Con la desaparición física de Ramón Oviedo se va un concepto y una visión del arte, y más aún, de la vida del artista plástico de una época.
De temperamento sereno y meditativo, pero inventor de un torbellino de metáforas visuales con las que creó un mundo a imagen de una realidad que bordea la vigilia y la ensoñación, entre la figuración mágica y la abstracción onírica, Oviedo le imprimió a la pintura dominicana del siglo XX una personalidad identitaria de espléndida potencia imaginativa.
Sus murales, sus dibujos y sus pinturas -en distintos formatos y funciones expresivas-, lo definen como un artista de fulgurantes destrezas en el pulso compositivo de su tiempo. Pendolista y creativo publicitario, en algún momento de su trayectoria artística, Ramón Oviedo fue configurando una magna obra plástica que lo sitúa en un espacio ejemplar en el panorama de las artes visuales del Caribe y Latinoamérica.

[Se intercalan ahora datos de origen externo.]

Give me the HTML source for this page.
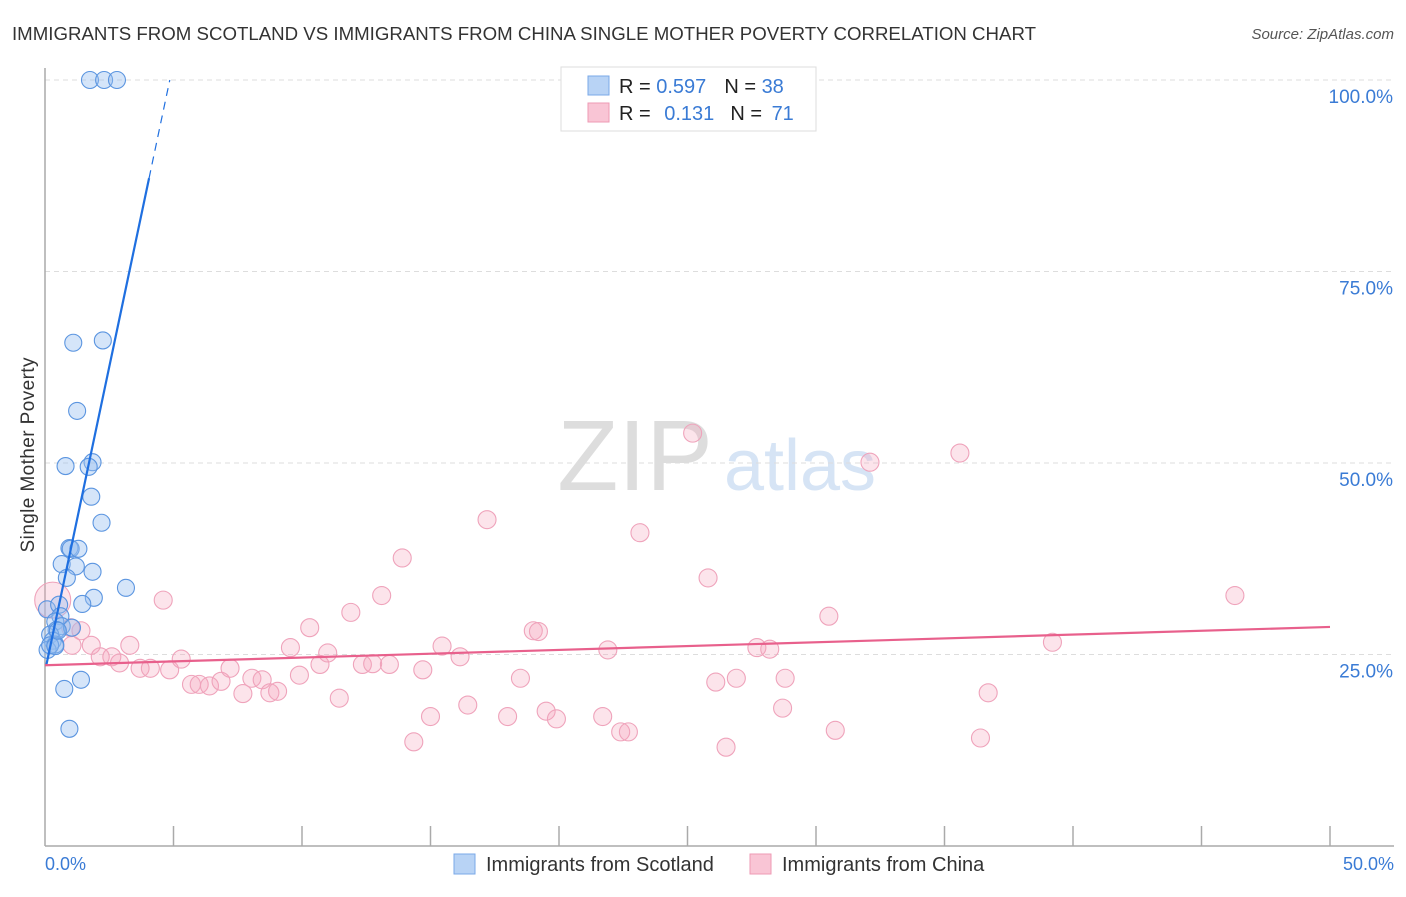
<!DOCTYPE html>
<html><head><meta charset="utf-8"><style>
body{margin:0;background:#fff;font-family:"Liberation Sans",sans-serif;}
svg text{font-family:"Liberation Sans",sans-serif;}
</style></head><body>
<svg id="chart" width="1406" height="892" xmlns="http://www.w3.org/2000/svg">
<text x="12" y="40" font-size="18" fill="#333" textLength="1024" lengthAdjust="spacingAndGlyphs">IMMIGRANTS FROM SCOTLAND VS IMMIGRANTS FROM CHINA SINGLE MOTHER POVERTY CORRELATION CHART</text>
<text x="1394" y="39" font-size="15" fill="#555" font-style="italic" text-anchor="end">Source: ZipAtlas.com</text>
<text x="635" y="490" font-size="100" fill="#ddd" font-family="Liberation Serif" text-anchor="middle">ZIP</text>
<text x="800" y="490" font-size="72" fill="#d6e4f5" text-anchor="middle">atlas</text>
<g id="grid"></g>
<line x1="45" y1="68" x2="45" y2="846" stroke="#aaa" stroke-width="1.5"/>
<line x1="45" y1="846" x2="1394" y2="846" stroke="#aaa" stroke-width="1.5"/>
<g id="xticks"></g>
<text x="34" y="455" font-size="19" fill="#333" text-anchor="middle" textLength="195" transform="rotate(-90 34 455)">Single Mother Poverty</text>
<text x="45" y="870" font-size="18" fill="#3a7bd5">0.0%</text>
<text x="1394" y="870" font-size="18" fill="#3a7bd5" text-anchor="end">50.0%</text>
<g id="pts"></g>
<g id="lines"></g>
<g>
<rect x="561" y="67" width="255" height="64" fill="#fff" stroke="#ddd"/>
<rect x="588" y="76" width="21" height="19" fill="#b8d3f5" stroke="#7aa8e8"/>
<rect x="588" y="103" width="21" height="19" fill="#f9c5d5" stroke="#ee9ab4"/>
<text x="619" y="93" font-size="20" fill="#222">R = <tspan fill="#3a7bd5">0.597</tspan><tspan dx="18">N = </tspan><tspan fill="#3a7bd5">38</tspan></text>
<text x="619" y="120" font-size="20" fill="#222">R = <tspan dx="8" fill="#3a7bd5">0.131</tspan><tspan dx="16">N = </tspan><tspan dx="4" fill="#3a7bd5">71</tspan></text>
</g>
<g>
<rect x="454" y="854" width="21" height="20" fill="#b8d3f5" stroke="#7aa8e8"/>
<text x="486" y="871" font-size="20" fill="#333">Immigrants from Scotland</text>
<rect x="750" y="854" width="21" height="20" fill="#f9c5d5" stroke="#ee9ab4"/>
<text x="782" y="871" font-size="20" fill="#333">Immigrants from China</text>
</g>
</svg>
<script>
const yTicks=[25,50,75,100];
const yTickLabels=["25.0%","50.0%","75.0%","100.0%"];
const scotX=[1.75,2.3,2.8,1.1,2.25,1.25,0.8,1.85,1.7,1.8,2.2,0.95,1.0,1.3,0.65,1.2,0.85,1.85,3.15,1.9,1.45,0.08,0.55,0.6,0.4,0.65,0.45,1.05,0.2,0.3,0.4,0.1,0.2,0.4,0.75,1.4,0.95,0.5];
const scotY=[100,100,100,65.7,66,56.8,49.6,50.1,49.5,45.6,42.2,38.9,38.8,38.8,36.8,36.5,35.0,35.8,33.7,32.4,31.6,30.9,31.5,30.0,29.3,28.7,28.2,28.5,27.6,26.8,26.3,25.6,26.2,26.1,20.5,21.7,15.3,28.1];
const chinaX=[0.3,1.4,1.0,1.05,1.8,2.15,2.6,2.9,3.3,3.7,4.1,4.6,4.85,5.3,5.7,6.0,6.4,6.85,7.2,7.7,8.05,8.45,8.75,9.05,9.55,9.9,10.3,10.7,11.0,11.45,11.9,12.35,12.75,13.1,13.4,13.9,14.35,14.7,15.0,15.45,16.15,16.45,17.2,18.0,18.5,19.0,19.2,19.5,19.9,21.7,21.9,22.4,22.7,23.15,25.2,25.8,26.1,26.5,26.9,27.7,28.2,28.7,28.8,30.5,30.75,32.1,35.6,36.4,36.7,39.2,46.3];
const chinaY=[32.1,28.1,28.5,26.2,26.2,24.7,24.7,23.9,26.2,23.2,23.2,32.1,23.0,24.4,21.1,21.1,20.9,21.5,23.2,19.9,21.9,21.7,20.0,20.2,25.9,22.3,28.5,23.7,25.2,19.3,30.5,23.7,23.8,32.7,23.7,37.6,13.6,23.0,16.9,26.1,24.7,18.4,42.6,16.9,21.9,28.1,28.0,17.6,16.6,16.9,25.6,14.9,14.9,40.9,53.9,35.0,21.4,12.9,21.9,25.9,25.7,18.0,21.9,30.0,15.1,50.1,51.3,14.1,20.0,26.6,32.7];
const X=v=>45+v*25.7, Y=v=>846-v*7.66;
const ns="http://www.w3.org/2000/svg";
function mk(t,a,p){const e=document.createElementNS(ns,t);for(const k in a)e.setAttribute(k,a[k]);p.appendChild(e);return e;}
const grid=document.getElementById('grid');
yTicks.forEach((t,i)=>{
 const l=mk('line',{x1:45,x2:1394,y1:Y(t),y2:Y(t),stroke:'#ddd','stroke-dasharray':'5,4'},grid);
 
 
 const tx=mk('text',{x:1393,y:Y(t)+23,'font-size':19,fill:'#3a7bd5','text-anchor':'end'},grid);
 tx.textContent=yTickLabels[i];
 
 
});
const xt=document.getElementById('xticks');
for(let i=1;i<=10;i++){const l=mk('line',{x1:X(i*5),x2:X(i*5),y1:826,y2:846,stroke:'#aaa','stroke-width':1.5},xt);
 
 }
const pts=document.getElementById('pts');
chinaX.forEach((x,i)=>{const c=mk('circle',{cx:X(x),cy:Y(chinaY[i]),r:i==0?18:9,fill:'rgba(245,165,190,0.3)',stroke:'#efa3bb','stroke-width':1.1},pts);
 
 });
scotX.forEach((x,i)=>{const c=mk('circle',{cx:X(x),cy:Y(scotY[i]),r:8.5,fill:'rgba(150,190,240,0.4)',stroke:'#5b95e0','stroke-width':1.1},pts);
 
 });
const lg=document.getElementById('lines');
const b0=22.8,b1=15.9;
let l1=mk('line',{x1:X(0.05),y1:Y(b0+b1*0.05),x2:X(4.05),y2:Y(b0+b1*4.05),stroke:'#1f6fe0','stroke-width':2.2},lg);


let l2=mk('line',{x1:X(4.05),y1:Y(b0+b1*4.05),x2:X((100-b0)/b1),y2:Y(100),stroke:'#1f6fe0','stroke-width':1.2,'stroke-dasharray':'8,6'},lg);


let l3=mk('line',{x1:X(0),y1:Y(23.6),x2:X(50),y2:Y(28.6),stroke:'#e8608c','stroke-width':2.2},lg);


</script>
</body></html>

Como pintor destaco un rasgo peculiar que pocos resaltaron: su humor. En efecto, le inyectó a su obra pictórica una ironía muy difícil de alcanzar, faceta expresiva que no muchos artistas exploran, y que acaso la asimiló del “humor negro” de los pintores surrealistas o de su vena de caricaturista.
Basta pensar en sus autorretratos cargados de una auto-parodia, de una fuerza humorística y mágica pocas veces vistas en el país. Oviedo fue un pintor inclasificable que se renovó eternamente.
Era el joven de casi un siglo que pintaba con manos mágicas y con mirada de ángel. Nunca pintó el mismo cuadro.
La variedad dentro de la unidad compositiva de su mundo plástico trasciende su época y su obra misma. Sus pinturas de acento surrealista, a ratos; expresionista, otro tanto, o cubista, en otra dimensión, tienen la tinta de la magia y el misterio del sueño.
Intérprete de la historia épica dominicana, de estilo múltiple y cambiante, Oviedo fue el pintor que hizo una alegoría del drama humano de nuestra isla, y que plasmó, a un tiempo, con rabia y humor, en sus obras pictóricas. Muralista e historiador visual, este artista representa el realismo mágico de la luz y el color tropicales.
La última vez que nos vimos fue el año pasado, en el Museo de las Casas Reales, en la exposición de su nieto y discípulo aventajado Omar Molina Oviedo.
Con su voz apagada y con sus fuerzas disminuidas -pero que nunca perdió su educación del carácter-, me agaché y acerqué mi oído derecho en su rostro para decirle que el próximo número de la revista País Cultural estaría dedicado a él como homenaje a su trayectoria. Tuvo fuerza para decirme: “Muchas gracias”.
Era pues un hombre de una humildad no moderna sino clásica; de escasa instrucción académica, pero que compensaba con una educación cultivada al calor de la conversación con los maestros y a su inteligente oído para escuchar las palabras de los instruidos.
Quizás en esa atmósfera en el cultivo del arte de la amistad residió su educación ciudadana y su sabiduría para asimilar la influencia de los maestros de la pintura y para saber actuar en la sociedad, como un ciudadano consciente de su rol cívico.
Con su muerte podemos decir, no sin franca satisfacción, que le hicimos los reconocimientos y homenajes que se merecía en vida, con la concesión del Premio Nacional de Artes Plásticas, una Bienal, la dedicatoria de la Sala de Artes del Ministerio de Cultura y la dedicatoria del número 16 de la revista País Cultural, en la que aparecen decenas de sus pinturas y dibujos, y, de igual modo, con la exposición retrospectiva del Museo de Arte Moderno en 2014, que incluyó un libro monográfico de su obra.